Roger Bechtel (Theater) will work with Shavera Seneviratne ’13 pursuing research for his new book, which examines the emerging aesthetic(s) of contemporary avant-garde theater performance in America. They will be working together to understand the ways in which postmodernist and modernist forms are merging with particular regard to two questions:  Diderot posited, roughly speaking, that, paradoxically, an audience can have a genuinely emotional response only if an actor incorporates a degree of artificiality into her performance. How has this idea played out in theory and practice since? 2. Video projections are now ubiquitous in live performance. How can we theorize the co-presence of live and virtual bodies on stage?

Devashree Gupta (Political Science) Meghan Keane ’13, and Connor Lane ’13 will work together to catalogue and archive primary documents (interviews, correspondence, posters and artwork, organization documents, etc.) from Northern Ireland and South Africa. They will be developing meaningful criteria for categorizing  the materials, building a digital repository of the sources, devising a database of tags that can be searched, and beginning to tag documents, as well as  running initial queries on the database to observe the kinds of patterns (spatial and temporal) that emerge in the collection.

Laska Jimsen (CAMS) will work with Hannah White ’14 to draft a journal article that examines the work of Québécois filmmaker Michel Brault within the context of international post-war film movements.  Together, they will analyze his technical and formal strategies, particularly in relation to cinematography, and explore the notion of truth in his work.  As well as collaborating on the analysis of texts and films, Hannah will be transcribing Laska’s interviews with Brault and assisting with French translations.
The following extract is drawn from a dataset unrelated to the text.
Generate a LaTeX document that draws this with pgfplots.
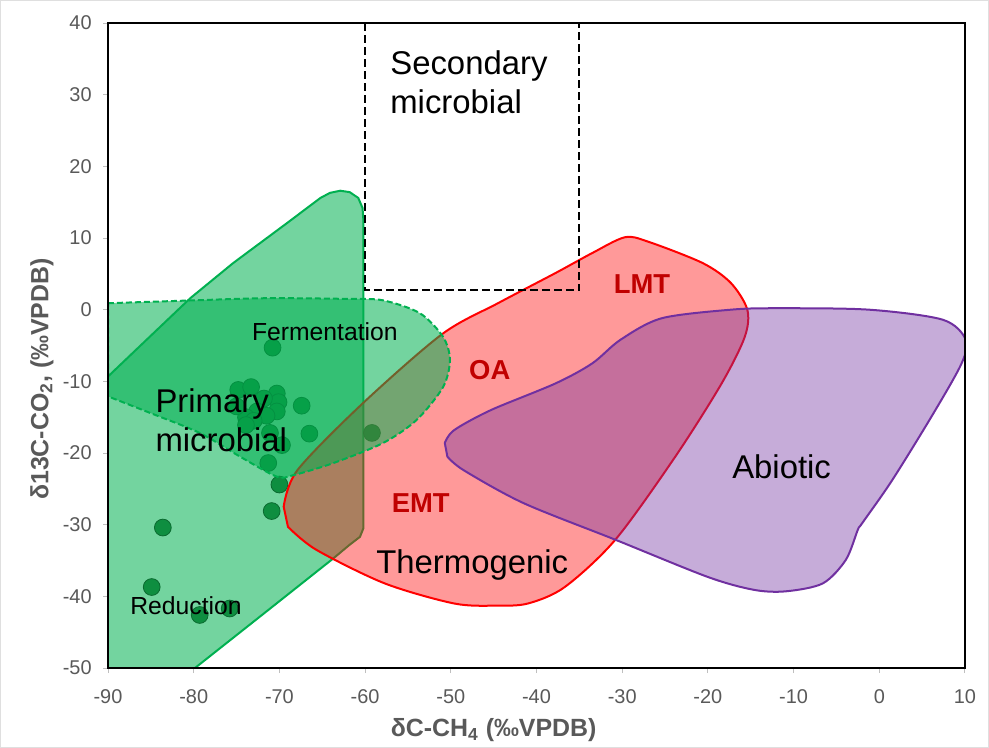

Tim Raylor (English) will work with Rachel Porcher ’13, on a study of the great political philosopher Thomas Hobbes’s important but understudied early Latin poem, De mirabilibus pecci (The Wonders of the Peak), written, c.1627.  The poem exists in no reliable modern edition, so they will first establish a text of the poem (on the basis of manuscript and early printed editions) and then undertake selected searching in relevant databases for phrasal debts to classical Latin poetry.  Rachel’s work will include experimenting with data searching for short word strings in resources such as the Perseus Project’s digital library of texts.

Steven Schier (Political Science) and Henry Gordon ’15 will analyze election results and help to devise effective visual representations of this analysis for a chapter in Schier’s forthcoming co-edited book on the 2012 American elections. Henry’s work will include the creation of maps of electoral college results for 2008 and 2012, as well as the analysis of exit poll results and polling trends during the fall 2012 campaign.

Jeffrey Snyder (Ed. Studies), will work with Dylan Holck ’14, on a book-length project titled Free Schools and Open Classrooms: Educators Revolt Against the “System”. Dylan will be helping Jeffrey locate and analyze primary sources on the many radical and experimental schools and educational programs that emerged in the United States during the 1960s and 1970s. They will focus particularly on the ways that educators applied ideas about democracy and freedom to their experimental educational programs, while also examining the influence of such radical forms of education on mainstream schools and educational policymakers.

Serena Zabin (History) will work with Marlise Williams ’15, Becca Giles ’15, and Lucas Rossi ’15. The students will do both archival research and database integration related to Serena’s book project on the social history of pre-revolutionary Boston and the famous 1770 Boston Massacre. The SRAs will work with multiple primary sources (probate records, newspapers advertisements, and legal documents) to determine the locations of military families and other inhabitants in colonial Boston and then link a digitized eighteenth-century map to her research database, an innovative exercise in historical GIS that will make use of the students working as a team of researchers.